Colombo Confessions is all about having a laugh. I’ve had the misfortune of associating with a wide cross-section of Colombo denizens. This column is a look at the lighter side of Lankans in the capital of Sri Lanka.
I studied at an international school. I had the fortune of studying arts, history, literature, and the classics. The study of history is fantastic, because if there’s one thing that you can glean from the study of what’s dead and forgotten is that history always repeats itself. Greece died. So did Rome. As did the British Empire. Today, America is screeching like an old hag wearing patched-up Louboutins, fearfully waiting for China to overtake it as the world’s greatest superpower.

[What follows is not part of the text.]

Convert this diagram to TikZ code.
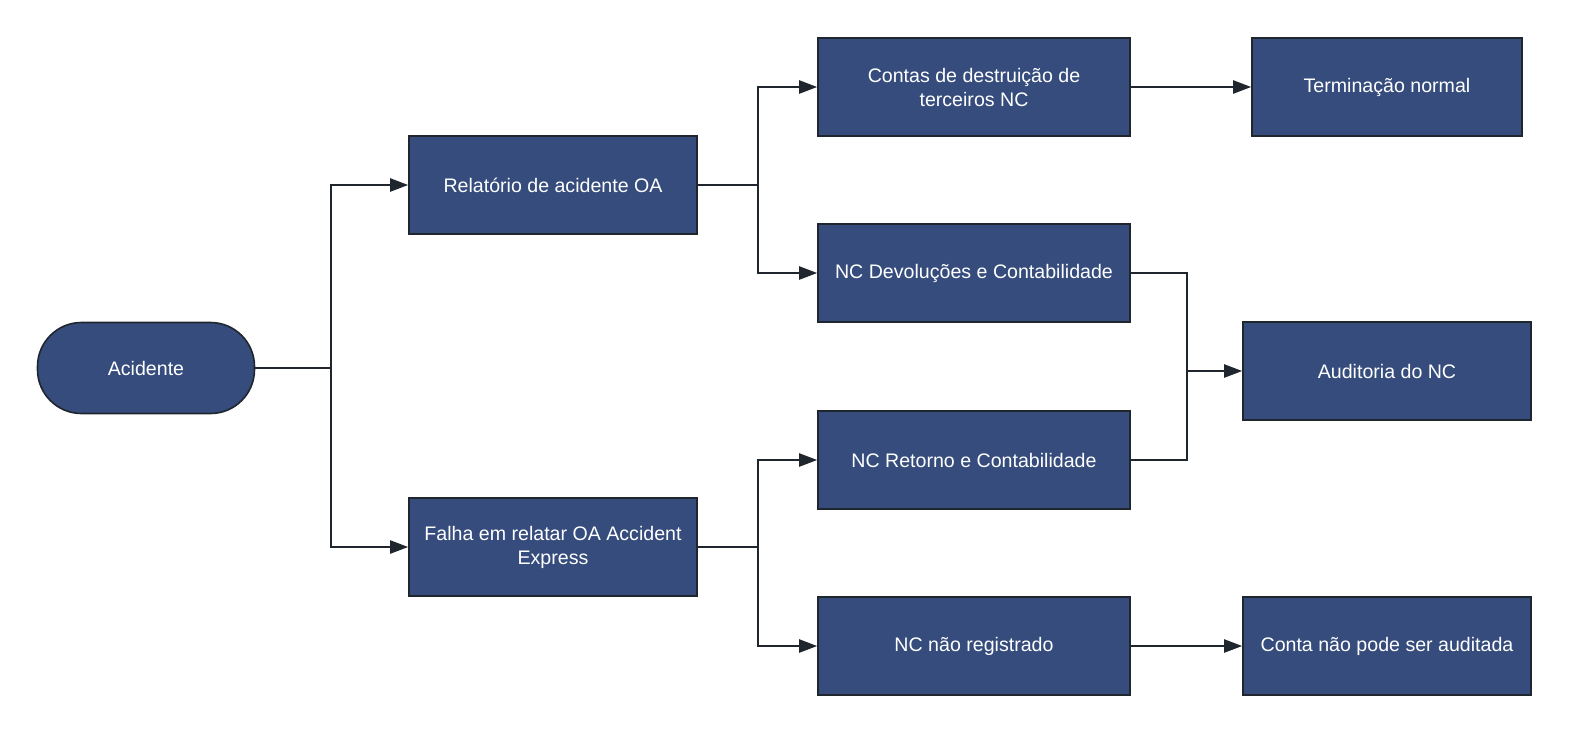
\documentclass[tikz,border=0pt]{standalone}
\usepackage{fontspec}
\setmainfont{Liberation Sans}
\usetikzlibrary{arrows.meta}

\definecolor{boxblue}{HTML}{354C7C}
\definecolor{edgedark}{HTML}{1F262E}

\begin{document}
\begin{tikzpicture}[x = 0.5pt, y = -0.5pt, > = {Triangle[length=9pt, width=6.5pt]},
    procbox/.style = {draw = edgedark, line width = 0.8pt, fill = boxblue,
        text = white, font = \fontsize{9.8pt}{12pt}\selectfont, align = center,
        minimum height = 49pt, inner sep = 0pt},
    link/.style = {draw = edgedark, line width = 1.1pt}]

        % Fix the page size to the reference.
        \useasboundingbox (0, 0) rectangle (1575, 735);

        % Start node on the left.
        \node[procbox, rounded corners = 22pt, minimum width = 108.5pt,
            minimum height = 45.5pt] (acid) at (146, 368) {Acidente};

        % Second column.
        \node[procbox, minimum width = 144pt] (rel) at (553, 185) {Relatório de acidente OA};
        \node[procbox, minimum width = 144pt] (falha) at (553, 547) {Falha em relatar OA Accident\\Express};

        % Third column.
        \node[procbox, minimum width = 156pt] (contas) at (974, 87) {Contas de destruição de\\terceiros NC};
        \node[procbox, minimum width = 156pt] (devol) at (974, 273) {NC Devoluções e Contabilidade};
        \node[procbox, minimum width = 156pt] (retorno) at (974, 460) {NC Retorno e Contabilidade};
        \node[procbox, minimum width = 156pt] (naoreg) at (974, 646) {NC não registrado};

        % Last column.
        \node[procbox, minimum width = 135pt] (term) at (1387, 87) {Terminação normal};
        \node[procbox, minimum width = 144pt] (audit) at (1387, 371) {Auditoria do NC};
        \node[procbox, minimum width = 144pt] (conta) at (1387, 646) {Conta não pode ser auditada};

        % Branch points.
        \coordinate (J1) at (331, 368);
        \coordinate (J2) at (758, 185);
        \coordinate (J3) at (758, 547);
        \coordinate (J4) at (1187, 371);

        % From the accident to the two reports.
        \draw[link, ->] (acid.east) -- (J1) |- (rel.west);
        \draw[link, ->] (J1) |- (falha.west);

        % Reported accident splits in two.
        \draw[link, ->] (rel.east) -- (J2) |- (contas.west);
        \draw[link, ->] (J2) |- (devol.west);

        % Unreported accident splits in two.
        \draw[link, ->] (falha.east) -- (J3) |- (retorno.west);
        \draw[link, ->] (J3) |- (naoreg.west);

        % Both accountings go to the audit.
        \draw[link] (devol.east) -| (J4);
        \draw[link] (retorno.east) -| (J4);
        \draw[link, ->] (J4) -- (audit.west);

        % Straight arrows to the ends.
        \draw[link, ->] (contas) -- (term);
        \draw[link, ->] (naoreg) -- (conta);
    \end{tikzpicture}
\end{document}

I moved from one crappy telecommunications provider to another recently. The sales guy lamented like a newborn calf on how the Chinese are taking over. I smiled behind my mask, and ordered batter-fried cuttlefish 30 minutes later on Uber Eats. The idiot no doubt enjoys some good ol’ Sri Lankan Chinese with his kollo set eka every Saturday, while listening to some baila, and guzzling arrack.
Colonisation happens all the time. The world, just like life, is in a state of constant change. As the apple cart shivers unsettlingly, new ideologies and a new way of doing things is presented. Life in the 21st Century has become far better. More people are dying of obesity than of wars today. Technology will give rise to a new pantheon of gods that we will worship. Just recently one has-been cow spoke of how her husband might jump into the sea knowing that we are now a Chinese colony.
Her alcohol-drenched neurons might have forgotten how Sri Lanka was a battered tennis ball, which was hammered from one side of the tennis court to another by our benevolent Western masters. I lost family to the terror unleashed by the LTTE while the powers that governed the country in the ‘80s and ‘90s lined their pockets with glee. Why do I bring this up? Because, one must never make the assumption that an old master is still better than a new master.
I can go on and on and on about the West and how it’s not a rosy-cheeked cherub. No country is. As a Generation X’er who has seen and faced much, understand this: We are facing a greater sense of stability today than ever before. Before you whinge about Chinese colonisation, educate yourself about Western colonisation. As far as this new era is concerned, no country is set to face the future better than China. The Covid-19 fiasco and China’s effective handling of it is just one example. In comparison, look at America, it’s Bible-thumping sheep, and the it’s death rate.
Change is the only constant, and this is something you need to remember as you Dim Sum yourself into a carb-induced coma. Remember Obama’s 2008 campaign slogan? He was all about “Change We Can Believe In”, and possibly never expected China to overtake his beloved America with a “Bye Felicia” in the economy race. Maybe 2021 is an opportune year to switch up those language skills. Here’s a simple greeting that your Chinese neighbour would love to hear from your sun-kissed lips – Nǐ hǎo or Hello. Unless, of course, you’re part and parcel of that generation known as the Baby Boomers, in which case, you needn’t bother, since you’ll be Generation Dead soon enough.